A functional interior, ample passenger space, strong powertrain and a well-controlled ride all contribute to the 2004 Ford Explorer's well-deserved reputation as a practical midsize SUV with few faults.
by Artanis68 on Oct 10, 2010 Vehicle: 2004 Ford Explorer XLS Rwd 4dr SUV (4.0L 6cyl 5A)
We bought this car new and noticed around 80,000 miles things started to go wrong shortly thereafter. 2003 & 2004's are notorious for the ball joints going bad fast. We spent $700 on the front end and then around 109K the back differential going bad. Many Ford forums will tell you that after 80K miles your going to have a lot of expenses as things will begin to go bad in these cars FAST. I personally experienced this as ours started to go downhill very quickly. Traded it in for a Toyota 4Runner - a car that will go well past 100K miles and keep on tickin'.
by rey on Mar 1, 2010 Vehicle: 2004 Ford Explorer XLS Rwd 4dr SUV (4.0L 6cyl 5A)
By now some of the interior plasic parts are giving out like sun visors or driver seat parts, important stuff. Drive train noises like either bearings or rear end oil. After all it does have 165,000 miles and these things are expected, however ive had Nissan and Toyota whan I was thinner and small vehicles don't work but they lasted forever, its just good for BASIC transportation.
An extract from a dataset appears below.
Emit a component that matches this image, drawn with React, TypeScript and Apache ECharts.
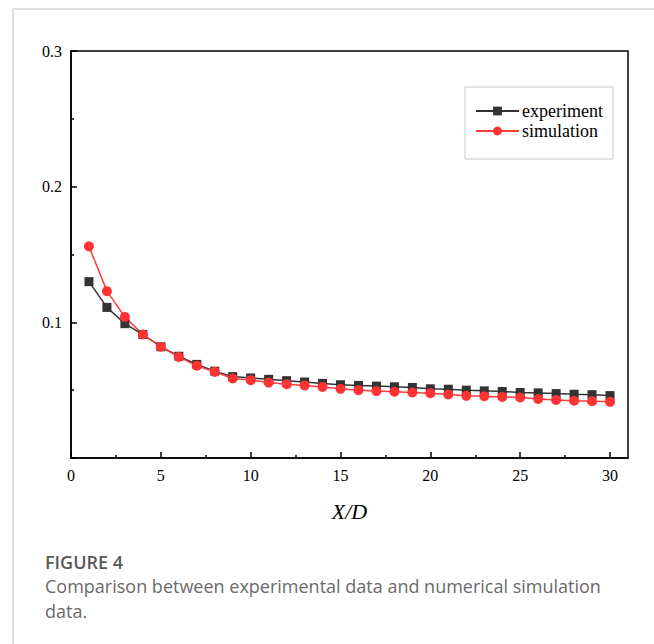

Rough ride and cheap.
by Beth on Aug 2, 2009 Vehicle: 2004 Ford Explorer XLS Rwd 4dr SUV (4.0L 6cyl 5A)
I purchased this vehicle as a work vehicle. It had minor problems until I hit 35,000 miles. It took Ford 3 tries to get a working rear end which lasted only another 30,000 miles. A number of idiot lights went bad, and now paint is peeling off the roof and the rear end is again making noise. This was my first and last Big 3 auto purchase.
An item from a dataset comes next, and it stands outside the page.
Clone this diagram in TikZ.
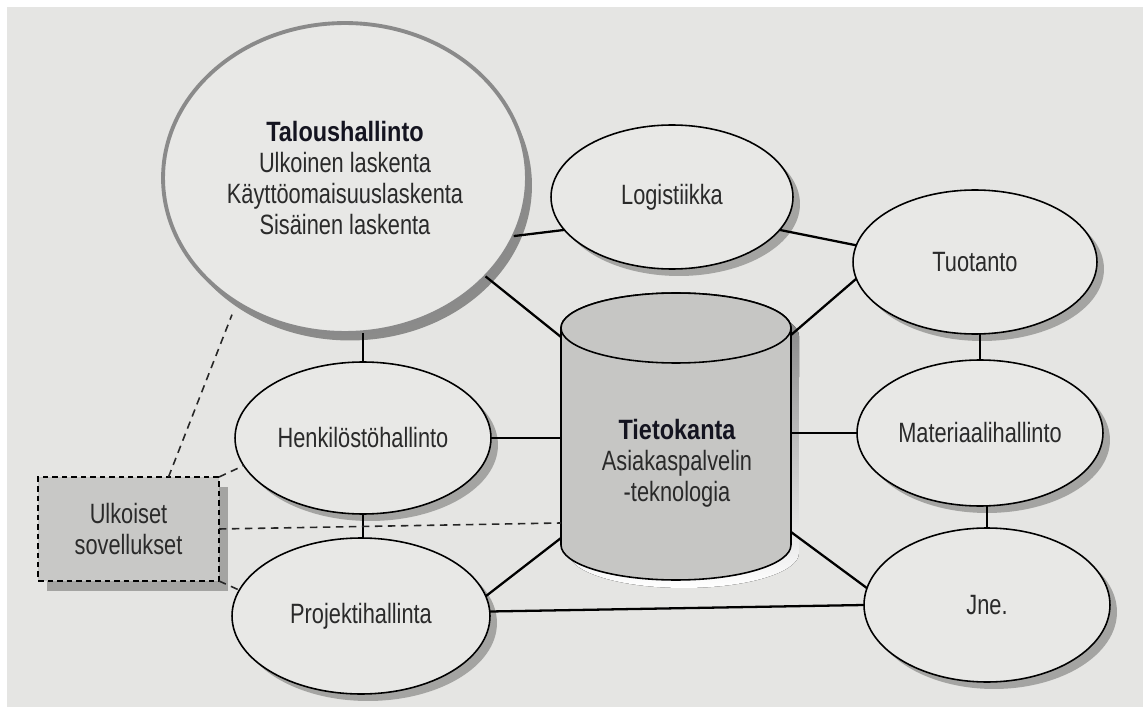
\documentclass[tikz,border=0pt]{standalone}
\usepackage{fontspec}
\setmainfont{Liberation Sans}[FakeStretch=0.78]
\newfontfamily\boldf{Liberation Sans Bold}[FakeStretch=0.84]
\usetikzlibrary{shapes.geometric,shadows,calc}
\definecolor{paper}{HTML}{E5E5E3}
\definecolor{ellfill}{HTML}{E8E8E6}
\definecolor{cylfill}{HTML}{C6C6C4}
\definecolor{boxfill}{HTML}{C8C8C6}
\definecolor{shade}{HTML}{A4A4A2}
\definecolor{txt}{HTML}{2A2A2A}
\definecolor{boldtxt}{HTML}{141420}
\definecolor{bigline}{HTML}{8A8A8A}
\begin{document}
\begin{tikzpicture}[x=0.02cm,y=0.02cm,
  lab/.style={font=\fontsize{15.9}{17.6}\selectfont, text=txt, align=center},
  ell/.style={ellipse, draw=black, line width=0.9pt, fill=ellfill, inner sep=0pt, outer sep=0pt, lab,
    drop shadow={shadow xshift=0.14cm, shadow yshift=-0.14cm, fill=shade, opacity=1}},
  conn/.style={line width=1.3pt, draw=black},
  dline/.style={line width=0.9pt, draw=black!85, dash pattern=on 0.15cm off 0.11cm}
]
\useasboundingbox (0,0) rectangle (1143,711);
\fill[white] (0,0) rectangle (1143,711);
\fill[paper] (7,4) rectangle (1143,704);

% cylinder (database)
\begin{scope}[shift={(8,-8)}]
\fill[shade] (561,383) -- (561,166) arc[start angle=180,end angle=360,x radius=2.3cm,y radius=0.7cm]
  -- (791,383) arc[start angle=0,end angle=180,x radius=2.3cm,y radius=0.7cm] -- cycle;
\end{scope}
\draw[fill=cylfill, line width=0.9pt] (561,383) -- (561,166) arc[start angle=180,end angle=360,x radius=2.3cm,y radius=0.7cm]
  -- (791,383) arc[start angle=0,end angle=180,x radius=2.3cm,y radius=0.7cm] -- cycle;
\draw[fill=cylfill, line width=0.9pt] (676,383) ellipse[x radius=2.3cm, y radius=0.7cm];
\node[minimum width=4.6cm, minimum height=5.74cm, inner sep=0pt, outer sep=0pt] (db) at (676,274.5) {};
\node[lab] (dbtxt) at (677,248) {\textcolor{boldtxt}{\boldf Tietokanta}\\Asiakaspalvelin\\-teknologia};

% big ellipse
\node[ellipse, draw=bigline, line width=2.2pt, fill=ellfill, inner sep=0pt, outer sep=0pt, lab,
  minimum width=7.28cm, minimum height=6.2cm,
  drop shadow={shadow xshift=0.1cm, shadow yshift=-0.15cm, fill=shade!85!black, opacity=1}]
  (talous) at (345,533) {\textcolor{boldtxt}{\boldf Taloushallinto}\\Ulkoinen laskenta\\Käyttöomaisuuslaskenta\\Sisäinen laskenta};

\node[ell, minimum width=4.84cm, minimum height=2.88cm] (logi) at (672,514) {Logistiikka};
\node[ell, minimum width=4.88cm, minimum height=2.88cm] (tuot) at (975,449) {Tuotanto};
\node[ell, minimum width=5.12cm, minimum height=3.04cm] (henk) at (363,273) {Henkilöstöhallinto};
\node[ell, minimum width=5.16cm, minimum height=3.12cm] (proj) at (361,95) {Projektihallinta};
\node[ell, minimum width=4.92cm, minimum height=2.92cm] (mat) at (980,278) {Materiaalihallinto};
\node[ell, minimum width=4.92cm, minimum height=3.08cm] (jne) at (987,106) {Jne.};

\node[draw=black, line width=0.9pt, dash pattern=on 0.11cm off 0.08cm, fill=boxfill,
  minimum width=3.62cm, minimum height=2.08cm, inner sep=0pt, outer sep=0pt, lab,
  drop shadow={shadow xshift=0.18cm, shadow yshift=-0.2cm, fill=shade, opacity=1}]
  (ext) at (128.5,182) {Ulkoiset\\sovellukset};

% connectors
\draw[conn] (talous.-19) -- (logi.197);
\draw[conn] (talous.-35) -- ([yshift=1.99cm]db.west);
\draw[conn] (henk.north) -- (henk.north |- talous.south);
\draw[conn] (henk.east) -- (henk.east -| db.west);
\draw[conn] (henk.south) -- (henk.south |- proj.north);
\draw[conn] (proj.9) -- ([yshift=-2.03cm]db.west);
\draw[conn] (proj.2.5) -- (jne.west);
\draw[conn] (logi.-17) -- (tuot.172);
\draw[conn] ([yshift=2.03cm]db.east) -- (tuot.188.6);
\draw[conn] (mat.west) -- (mat.west -| db.east);
\draw[conn] ([yshift=-1.91cm]db.east) -- (jne.172.5);
\draw[conn] (mat.north) -- (mat.north |- tuot.south);
\draw[conn] (jne.north) -- (jne.north |- mat.south);

% dashed connectors
\draw[dline, shorten >=0.26cm] ([xshift=0.8cm]ext.north) -- (talous.-131);
\draw[dline] (ext.north east) -- (henk.193);
\draw[dline] (ext.south east) -- (proj.168);
\draw[dline] (ext.east) -- ([yshift=-1.73cm]db.west);
\end{tikzpicture}
\end{document}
Ford's AdvanceTrac electronic stability control that was previously available on V8 models only is now available on all models, except the XLS and XLS Sport and all AWD models. The NBX version now comes standard with the off-road package and "NBX" tailgate badging, and can be ordered with a moonroof. Limited and Eddie Bauer models get a quad bucket seating option when equipped with the third-row bench, which adds second-row buckets and a floor console. Family buyers of the 2004 Ford Explorer should note that the optional rear air conditioner no longer requires the purchase of the third-row seat. Finally, a tire-pressure monitoring system is now standard on XLS Sport and higher trim levels, and a rear cargo shade is optional on XLT, Eddie Bauer and Limited models.